O'Malley J (nem diss): Sentences of detention for children - Children Act 2001 - entitlement to remission of sentence - whether entitled to remission at same rate as adults - sentence to detention in children detention school - enhanced remission under Prison Rules - failure to provide for remission for children serving sentence of detention - plea of guilty to one count of robbery - whether applicant detained under a detention and supervision order (s 151) or a children detention order (s 142) - whether suspended sentences available for children under legislation - equality claim.
"At present the only children detention school in the State is Oberstown Children Detention Campus, established on the amalgamation of Oberstown Boys’ School, Oberstown Girls’ School and Trinity House School in 2016 (S.I. 273/2016). St. Patrick’s Institution closed on the 31st March 2017. Accordingly, all children serving sentences of detention are now accommodated in Oberstown."

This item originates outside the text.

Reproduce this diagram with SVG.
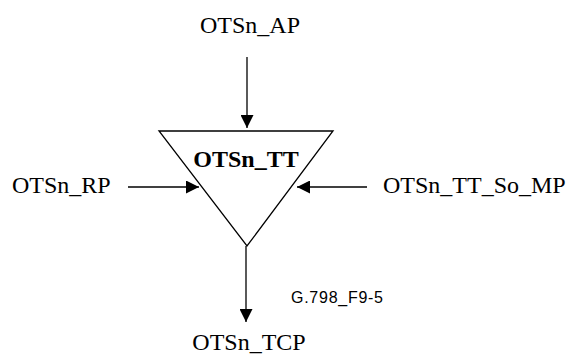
<svg xmlns="http://www.w3.org/2000/svg" width="566" height="356" viewBox="0 0 566 356">
<style>
.t{font-family:"Liberation Serif","Times New Roman",serif;font-size:24px;fill:#000}
.b{font-weight:bold}
.s{font-family:"Liberation Sans",Arial,sans-serif;font-size:16px;fill:#000}
.ln{stroke:#000;stroke-width:1.3;fill:none}
</style>
<defs>
<marker id="ah" markerWidth="13" markerHeight="13" refX="13" refY="6.5" orient="auto" markerUnits="userSpaceOnUse">
<path d="M0,0 L13,6.5 L0,13 Z" fill="#000"/>
</marker>
</defs>
<g id="node-tt">
<polygon points="159,131 333,131 247,246" fill="#fff" stroke="#000" stroke-width="1.3"/>
<text class="t b" x="246" y="167" text-anchor="middle">OTSn_TT</text>
</g>
<g id="node-ap"><text class="t" x="250" y="33" text-anchor="middle">OTSn_AP</text></g>
<g id="node-rp"><text class="t" x="12" y="193">OTSn_RP</text></g>
<g id="node-mp"><text class="t" x="383" y="193">OTSn_TT_So_MP</text></g>
<g id="node-tcp"><text class="t" x="249" y="350" text-anchor="middle">OTSn_TCP</text></g>
<g id="label"><text class="s" x="291" y="303" textLength="92">G.798_F9-5</text></g>
<g id="connectors">
<line class="ln" x1="247" y1="57" x2="247" y2="128" marker-end="url(#ah)"/>
<line class="ln" x1="128" y1="187" x2="199" y2="187" marker-end="url(#ah)"/>
<line class="ln" x1="367" y1="187" x2="297" y2="187" marker-end="url(#ah)"/>
<line class="ln" x1="246" y1="246" x2="246" y2="322" marker-end="url(#ah)"/>
</g>
</svg>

"Surprisingly, neither party in the instant case has referred to A.S. and this issue has not been fully argued. Assuming that the Court of Appeal was correct, it would have to be said that the sentence in this case did not accord with the provisions of the Act of 2001. It cannot be deemed to have been an order under s.151, since (unlike the situation in Byrne) more than half of the sentence was suspended. Neither did the trial judge follow the procedure in s.144, which would have required a deferral of sentence (for however brief a period) before finalisation. The appellant was, according to the order of the Circuit Court, sentenced on the day on which he was arraigned and the evidence heard. The reliance of the State respondents on the maxim omnia praesumunter rite esse acta is misplaced –this presumption has a limited application in criminal law and cannot be seen as covering a sentence imposed other than in accordance with law. However, in my view nothing turns on this issue in the instant case. The appellant has never suggested that thesentence was invalid, and cannot now complain that more than half of it was suspended. He appears to have maintained the argument that he was dealt with under s.151 because of the belief that it is the only provision that allows for suspension or part-suspension. This is clearly incorrect, having regard to s.144 in its entirety."

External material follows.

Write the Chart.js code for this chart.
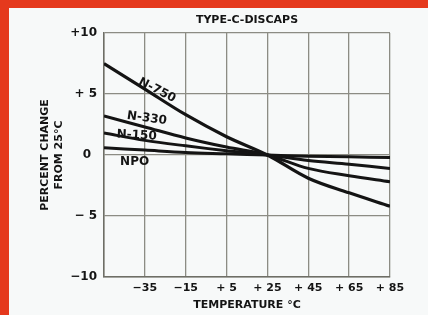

"Clearly, the appellant has not challenged the validity of Rule 59 of the Prison Rules, nor has he any interest in striking down the enhanced remission scheme as it applies to adults. It would not have been possible for him to challenge the lawfulness of his detention under a regime that did not include enhanced remission, since, unlike standard remission, enhanced remission cannot be presumed upon. It cannot be applied for until a late stage in a prisoner’s sentence, and is a matter within the discretion of the Minister for Justice and Equality, having regard to the factual situation of the prisoner at the time of the application. Essentially, therefore, a person in the appellant’s situation seeks an order of the court that he be included in a statutory scheme that by its terms excludes him. That raises issues in relation to the separation of powers which, while not necessarily fatal to such a claim, have simply not been addressed in these proceedings."